Andere tragen Adressen und Fotos auf Pornoseiten ein, bestellen Waren im Namen des Opfers, beleidigen Dritte oder begehen Internet-Straftaten im Namen des Opfers - alles bequem vom heimischen Sessel aus, ohne jemandem ins Gesicht sehen zu müssen.

Vielfältige Auswirkungen und hohes Strafmaß

Die Opfer des Cyber-Stalkings sind nach Recherchen von Roth zu 86 Prozent Frauen. Die Auswirkungen sind vielfältig: Angstzustände, Depressionen bis hin zu suizidalen Gedanken. Wer von "digitaler Gewalt" betroffen sei, habe das Gefühl, der Welt nicht mehr vertrauen zu können, sagt auch Beraterin Angela Wagner. War der Täter ein Freund, könnte man sich nur schwer wieder auf eine Freundschaft einlassen. Besonders Jugendliche isolierten sich extrem.

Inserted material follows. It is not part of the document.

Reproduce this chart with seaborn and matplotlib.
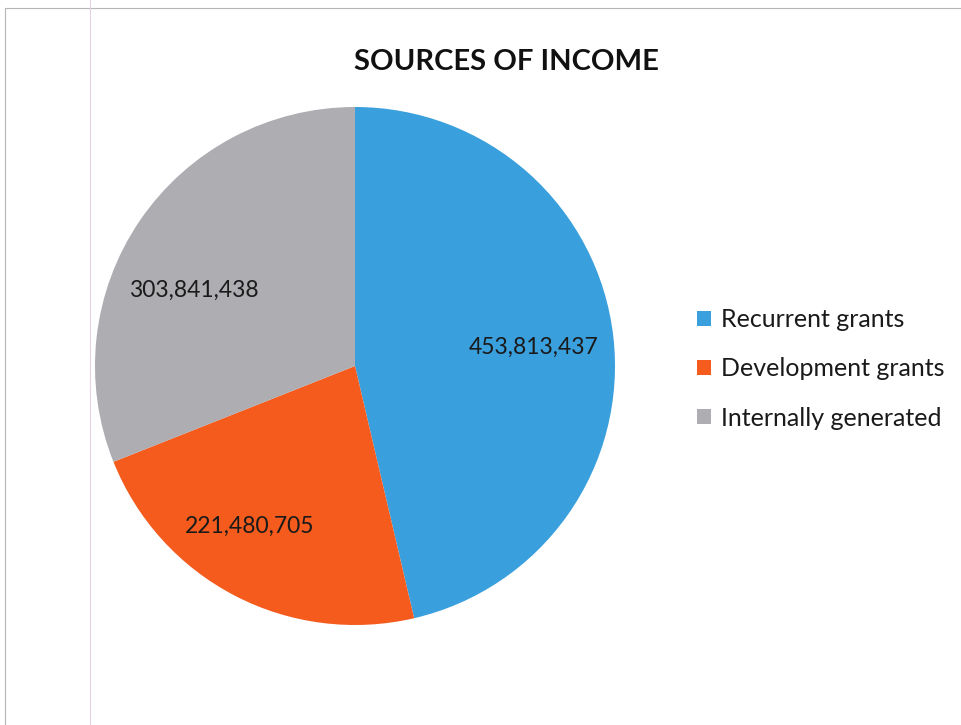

Das Stalking und weitere Delikte der "digitalen Gewalt" können mit Strafen bis zu mehreren Jahren Gefängnis geahndet werden. Die Fachleute des Polizeipräsidiums Frankfurt empfehlen, den Betreiber einer Internetseite, auf der die strittigen Texte oder Bilder stehen, mittels Impressum oder der Registrierungsstelle "www.denic.de" ausfindig zu machen. Dann sollte der Verantwortliche zur Entfernung der Beiträge oder Fotos aufgefordert werden. Bei Problemen helfe der Datenschutzbeauftragte des Landes.

Opfer können sich zur Wehr setzen

Außerdem sollten die Betreiber von Suchmaschinen zur Löschung der Inhalte aufgefordert werden. Die Experten empfehlen den Opfern zudem, Belästigungen in einem Tagebuch für das Gericht zu dokumentieren und einen Rechtsanwalt einzuschalten. Inzwischen bieten Firmen, sogenannte "Reputation Defender", kostenpflichtig an, Rufschädigungen in den Verästelungen des Internets zu beseitigen.

"Die Folgen von digitaler Gewalt sind massiv", warnt Beraterin Wagner. "Das Internet macht sie ewig und grenzenlos." Die Opfer fühlten sich meist ohnmächtig und glaubten, ihrem Täter hilflos ausgeliefert zu sein.

Doch wenn sie sich nicht zur Wehr setzten, werde der Täter sie weiter drangsalieren, sagt Wagner. "Betroffene müssen mit einer Vertrauensperson darüber reden." Die könne auch den Kontakt zu einer Beratungsstelle herstellen, wo anonym Hilfe zu bekommen sei. Wagner macht Mut: "Man kann eigentlich immer etwas gegen digitale Gewalt ausrichten."